Skip to main content

Crate wavekat_tts

Crate wavekat_tts 

Source
Expand description

Unified text-to-speech for voice pipelines.

Provides a clean abstraction over TTS engines — both local models and cloud APIs — behind common Rust traits. Same pattern as wavekat-vad and wavekat-turn.

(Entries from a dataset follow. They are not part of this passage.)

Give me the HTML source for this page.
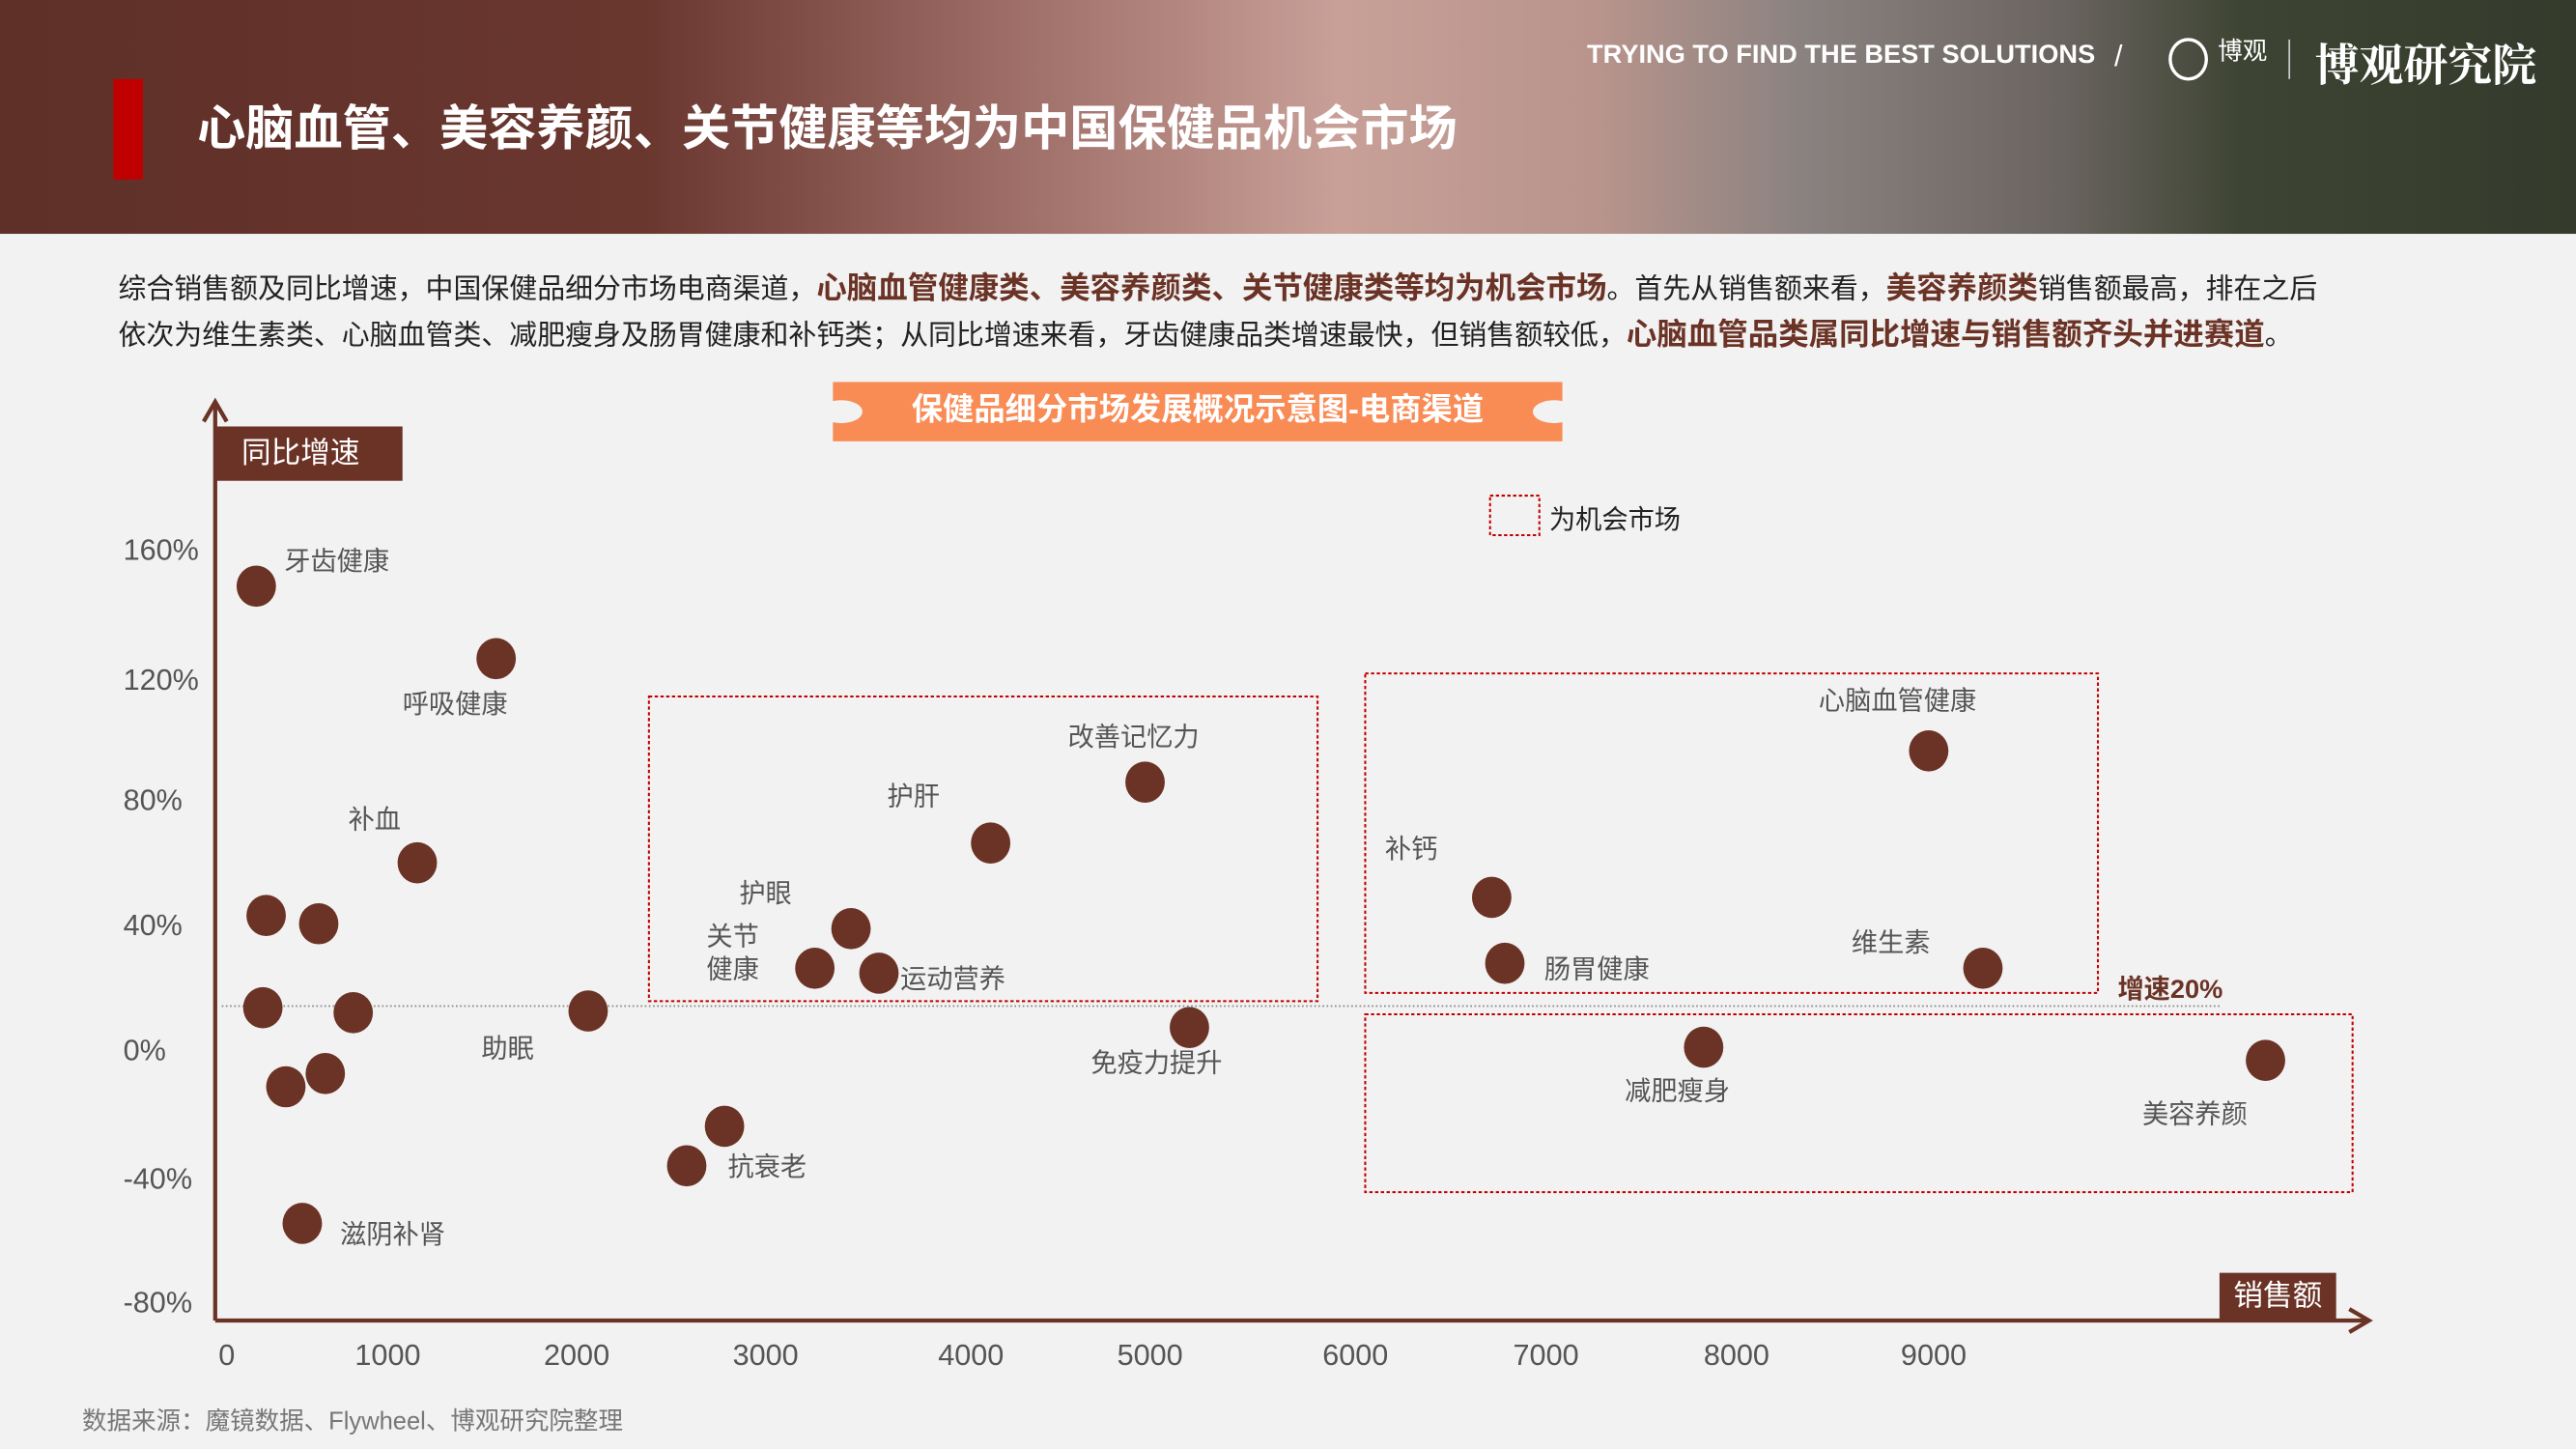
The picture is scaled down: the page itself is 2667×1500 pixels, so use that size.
<!DOCTYPE html>
<html><head><meta charset="utf-8"><style>
html,body{margin:0;padding:0;width:2667px;height:1500px;overflow:hidden;background:#f2f2f2}
#w{position:absolute;left:0;top:0;width:1568px;height:880px;transform-origin:0 0;transform:scale(1.70089,1.70455);font-family:"Liberation Sans","Noto Sans CJK SC",sans-serif;background:#f2f2f2}
.a{position:absolute;white-space:nowrap}
.hl{color:#6b3326;font-weight:bold;font-size:18.5px}
.lb{font-size:16px;color:#555;margin-top:-3px}
.tk{font-size:18px;color:#555}
</style></head><body><div id="w">
<div class="a" style="left:0;top:0;width:1568px;height:142px;background:linear-gradient(90deg,#5e3028 0%,#6a372f 25%,#a0706a 40%,#c8a098 52%,#b8948c 62%,#8a8280 70%,#6a6460 80%,#3e4433 87%,#353b2c 100%)"></div>
<div class="a" style="left:69px;top:48px;width:18px;height:61px;background:#c00000"></div>
<div class="a" style="left:120px;top:55px;font-size:29.5px;font-weight:bold;color:#fff">心脑血管、美容养颜、关节健康等均为中国保健品机会市场</div>
<div class="a" style="left:966px;top:25px;font-size:16px;font-weight:bold;color:#fff">TRYING TO FIND THE BEST SOLUTIONS</div>
<div class="a" style="left:1287px;top:24px;font-size:18px;color:#fff">/</div>
<div class="a" style="left:1320px;top:23px;width:20px;height:22px;border:2px solid #fff;border-radius:50%"></div>
<div class="a" style="left:1350px;top:20px;font-size:15px;color:#fff">博观</div>
<div class="a" style="left:1393px;top:24px;width:1px;height:24px;background:#ccc"></div>
<div class="a" style="left:1409px;top:18px;font-size:27px;font-weight:bold;color:#fff;font-family:'Noto Serif CJK SC',serif">博观研究院</div>

<div class="a" style="left:72px;top:164px;font-size:17px;color:#222;line-height:22px">综合销售额及同比增速，中国保健品细分市场电商渠道，<span class="hl">心脑血管健康类、美容养颜类、关节健康类等均为机会市场</span>。首先从销售额来看，<span class="hl">美容养颜类</span>销售额最高，排在之后</div>
<div class="a" style="left:72px;top:192px;font-size:17px;color:#222;line-height:22px">依次为维生素类、心脑血管类、减肥瘦身及肠胃健康和补钙类；从同比增速来看，牙齿健康品类增速最快，但销售额较低，<span class="hl">心脑血管品类属同比增速与销售额齐头并进赛道</span>。</div>

<div class="a" style="left:507px;top:232px;width:444px;height:36px;background:#f98b55;color:#fff;font-size:19px;font-weight:bold;text-align:center;line-height:36px">保健品细分市场发展概况示意图-电商渠道</div>
<div class="a" style="left:499px;top:243px;width:26px;height:14px;border-radius:50%;background:#f2f2f2"></div>
<div class="a" style="left:933px;top:243px;width:26px;height:14px;border-radius:50%;background:#f2f2f2"></div>

<svg class="a" style="left:0;top:0" width="1568" height="880">
<g stroke="#6b3326" stroke-width="2.5" fill="none">
<line x1="131" y1="802" x2="131" y2="245"/><polyline points="124,256 131,244 138,256"/>
<line x1="131" y1="802" x2="1440" y2="802"/><polyline points="1430,795 1442,802 1430,809"/>
</g>
<line x1="135" y1="611" x2="1352" y2="611" stroke="#888" stroke-width="1" stroke-dasharray="1,1.5"/>
<g fill="none" stroke="#c00000" stroke-width="1.2" stroke-dasharray="2,1.5">
<rect x="395" y="423" width="407" height="185"/>
<rect x="831" y="409" width="446" height="194"/>
<rect x="831" y="616" width="601" height="108"/>
<rect x="907" y="301" width="30" height="24"/>
</g>
<g fill="#6b3326">
<ellipse cx="156" cy="356" rx="12" ry="12.5"/><ellipse cx="302" cy="400" rx="12" ry="12.5"/>
<ellipse cx="254" cy="524" rx="12" ry="12.5"/><ellipse cx="162" cy="556" rx="12" ry="12.5"/>
<ellipse cx="194" cy="561" rx="12" ry="12.5"/><ellipse cx="160" cy="612" rx="12" ry="12.5"/>
<ellipse cx="215" cy="615" rx="12" ry="12.5"/><ellipse cx="174" cy="660" rx="12" ry="12.5"/>
<ellipse cx="198" cy="652" rx="12" ry="12.5"/><ellipse cx="358" cy="614" rx="12" ry="12.5"/>
<ellipse cx="441" cy="684" rx="12" ry="12.5"/><ellipse cx="418" cy="708" rx="12" ry="12.5"/>
<ellipse cx="184" cy="743" rx="12" ry="12.5"/><ellipse cx="518" cy="564" rx="12" ry="12.5"/>
<ellipse cx="496" cy="588" rx="12" ry="12.5"/><ellipse cx="535" cy="591" rx="12" ry="12.5"/>
<ellipse cx="603" cy="512" rx="12" ry="12.5"/><ellipse cx="697" cy="475" rx="12" ry="12.5"/>
<ellipse cx="724" cy="624" rx="12" ry="12.5"/><ellipse cx="908" cy="545" rx="12" ry="12.5"/>
<ellipse cx="916" cy="585" rx="12" ry="12.5"/><ellipse cx="1174" cy="456" rx="12" ry="12.5"/>
<ellipse cx="1207" cy="588" rx="12" ry="12.5"/><ellipse cx="1037" cy="636" rx="12" ry="12.5"/>
<ellipse cx="1379" cy="644" rx="12" ry="12.5"/>
</g>
</svg>

<div class="a" style="left:131px;top:259px;width:114px;height:33px;background:#6b3326;color:#fff;font-size:18px;line-height:33px;text-indent:16px">同比增速</div>
<div class="a" style="left:1351px;top:773px;width:71px;height:29px;background:#6b3326;color:#fff;font-size:18px;line-height:29px;text-align:center">销售额</div>
<div class="a" style="left:943px;top:302px;font-size:16px;color:#222">为机会市场</div>
<div class="a" style="left:1289px;top:587px;font-size:16px;font-weight:bold;color:#6b3326">增速20%</div>

<div class="a tk" style="left:75px;top:324px">160%</div>
<div class="a tk" style="left:75px;top:403px">120%</div>
<div class="a tk" style="left:75px;top:476px">80%</div>
<div class="a tk" style="left:75px;top:552px">40%</div>
<div class="a tk" style="left:75px;top:628px">0%</div>
<div class="a tk" style="left:75px;top:706px">-40%</div>
<div class="a tk" style="left:75px;top:781px">-80%</div>

<div class="a tk" style="left:133px;top:813px">0</div>
<div class="a tk" style="left:216px;top:813px">1000</div>
<div class="a tk" style="left:331px;top:813px">2000</div>
<div class="a tk" style="left:446px;top:813px">3000</div>
<div class="a tk" style="left:571px;top:813px">4000</div>
<div class="a tk" style="left:680px;top:813px">5000</div>
<div class="a tk" style="left:805px;top:813px">6000</div>
<div class="a tk" style="left:921px;top:813px">7000</div>
<div class="a tk" style="left:1037px;top:813px">8000</div>
<div class="a tk" style="left:1157px;top:813px">9000</div>

<div class="a lb" style="left:173px;top:330px">牙齿健康</div>
<div class="a lb" style="left:245px;top:417px">呼吸健康</div>
<div class="a lb" style="left:212px;top:487px">补血</div>
<div class="a lb" style="left:293px;top:626px">助眠</div>
<div class="a lb" style="left:443px;top:698px">抗衰老</div>
<div class="a lb" style="left:207px;top:739px">滋阴补肾</div>
<div class="a lb" style="left:450px;top:532px">护眼</div>
<div class="a lb" style="left:430px;top:563px;line-height:20px;white-space:normal;width:40px">关节<br>健康</div>
<div class="a lb" style="left:548px;top:584px">运动营养</div>
<div class="a lb" style="left:540px;top:473px">护肝</div>
<div class="a lb" style="left:650px;top:437px">改善记忆力</div>
<div class="a lb" style="left:664px;top:635px">免疫力提升</div>
<div class="a lb" style="left:843px;top:505px">补钙</div>
<div class="a lb" style="left:940px;top:578px">肠胃健康</div>
<div class="a lb" style="left:1107px;top:415px">心脑血管健康</div>
<div class="a lb" style="left:1127px;top:562px">维生素</div>
<div class="a lb" style="left:989px;top:652px">减肥瘦身</div>
<div class="a lb" style="left:1304px;top:666px">美容养颜</div>

<div class="a" style="left:50px;top:852px;font-size:15px;color:#777">数据来源：魔镜数据、Flywheel、博观研究院整理</div>
</div></body></html>
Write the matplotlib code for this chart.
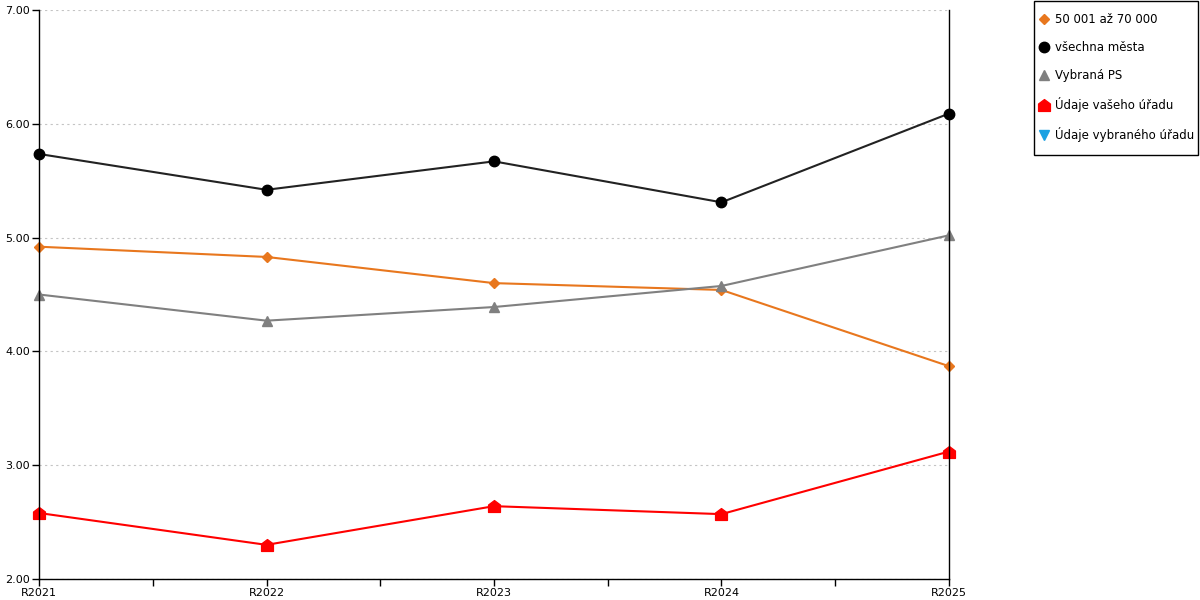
import matplotlib
matplotlib.use("Agg")
import matplotlib.pyplot as plt
from matplotlib.path import Path
from matplotlib.lines import Line2D
from matplotlib.patches import Rectangle

categories = ["R2021", "R2022", "R2023", "R2024", "R2025"]
s_50k_70k = [4.92, 4.83, 4.60, 4.54, 3.87]
s_all = [5.735, 5.42, 5.67, 5.31, 6.09]
s_ps = [4.50, 4.27, 4.39, 4.575, 5.02]
s_yours = [2.58, 2.30, 2.64, 2.57, 3.12]
yticks = [2.0, 3.0, 4.0, 5.0, 6.0, 7.0]

labels = ["50 001 až 70 000", "všechna města", "Vybraná PS",
          "Údaje vašeho úřadu", "Údaje vybraného úřadu"]
colors = ["#e8771e", "#000000", "#808080", "#ff0000", "#1ba1e2"]

house = Path([(-1, -1), (1, -1), (1, 0.25), (0, 1), (-1, 0.25), (-1, -1)],
             [Path.MOVETO, Path.LINETO, Path.LINETO, Path.LINETO, Path.LINETO, Path.CLOSEPOLY])

plt.rcParams['font.family'] = ['DejaVu Sans']
fig = plt.figure(figsize=(12, 6), dpi=100)
ax = fig.add_axes([39/1200, 1-579/600, (949-39)/1200, (579-10)/600])

x = list(range(len(categories)))
ax.plot(x, s_50k_70k, color=colors[0], lw=1.5, marker="D", ms=5.5, zorder=3, clip_on=False)
ax.plot(x, s_all, color="#222222", lw=1.5, marker="o", ms=7.5, mfc="#000000", mec="#000000", zorder=4, clip_on=False)
ax.plot(x, s_ps, color=colors[2], lw=1.5, marker="^", ms=7.5, zorder=5, clip_on=False)
ax.plot(x, s_yours, color=colors[3], lw=1.5, marker=house, ms=8.5, zorder=6, clip_on=False)

ax.set_xlim(0, len(categories) - 1)
ax.set_ylim(2, 7)
ax.set_yticks(yticks)
ax.set_yticklabels([f"{v:.2f}" for v in yticks])
ax.set_xticks(x)
ax.set_xticklabels(categories)
ax.set_xticks([i + 0.5 for i in x[:-1]], minor=True)
ax.tick_params(axis="both", which="both", direction="out", length=5, width=1, labelsize=8, pad=1.5, color="black")
ax.grid(axis="y", linestyle=(0, (2, 3)), color="#c4c4c4", lw=0.8)
ax.set_axisbelow(True)
ax.spines["top"].set_visible(False)
for s in ["left", "right", "bottom"]:
    ax.spines[s].set_color("black")
    ax.spines[s].set_linewidth(1)
    ax.spines[s].set_zorder(7)

handles = [
    Line2D([], [], color=colors[0], marker="D", ms=5.5, lw=0),
    Line2D([], [], color=colors[1], marker="o", ms=7.5, lw=0),
    Line2D([], [], color=colors[2], marker="^", ms=7.5, lw=0),
    Line2D([], [], color=colors[3], marker=house, ms=8.5, lw=0),
    Line2D([], [], color=colors[4], marker="v", ms=7.5, lw=0),
]
fig.patches.append(Rectangle((1034/1200, 1-155/600), (1198-1034)/1200, 154/600,
                             transform=fig.transFigure, fill=False, edgecolor="black", lw=1))
leg = fig.legend(handles, labels, loc="upper left", bbox_to_anchor=(1040/1200, 1-13/600),
                 frameon=False, fontsize=8.5,
                 handlelength=0.7, handletextpad=0.55, labelspacing=1.28,
                 borderpad=0, borderaxespad=0)

fig.savefig("out.png", dpi=100)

All backends produce AudioFrame<'static> from wavekat-core, keeping audio abstract across the WaveKat ecosystem.

§Architecture

wavekat-vad   →  "is someone speaking?"
wavekat-turn  →  "are they done speaking?"
wavekat-tts   →  "synthesize the response"
     │                   │                     │
     └───────────────────┴─────────────────────┘
                         │
               AudioFrame (wavekat-core)

§Feature flags

§Backends

FeatureBackendMultilingualRequires
qwen3-ttsQwen3-TTS (ONNX)10 languagesONNX model download
cosyvoiceCosyVoice (ONNX)YesONNX model download

§Execution providers

Composable with any backend feature. Selects the inference hardware at build time.

FeatureProviderPlatform
cudaNVIDIA CUDALinux / Windows
tensorrtNVIDIA TensorRTLinux / Windows
coremlApple CoreMLmacOS / iOS

§Quick start

[dependencies]
wavekat-tts = { version = "0.0.1", features = ["qwen3-tts"] }
use wavekat_tts::{TtsBackend, SynthesizeRequest};
use wavekat_tts::backends::qwen3_tts::Qwen3Tts;

let tts = Qwen3Tts::new("path/to/model.onnx")?;
let request = SynthesizeRequest::new("我觉得这个方案");
let audio = tts.synthesize(&request)?;
// audio: AudioFrame<'static> at 24kHz

Modules§

backends
Backend implementations for various TTS engines.

Structs§

AudioFrame
A frame of audio samples with associated sample rate.
SynthesizeRequest
A TTS synthesis request.
VoiceInfo
Metadata about a voice available in a backend.

Enums§

Gender
Voice gender hint.
TtsError
Errors produced by TTS backends.

Traits§

StreamingTtsBackend
Streaming TTS backend: text in, AudioFrame<'static> chunks out.
TtsBackend
Batch TTS backend: text in, AudioFrame<'static> out.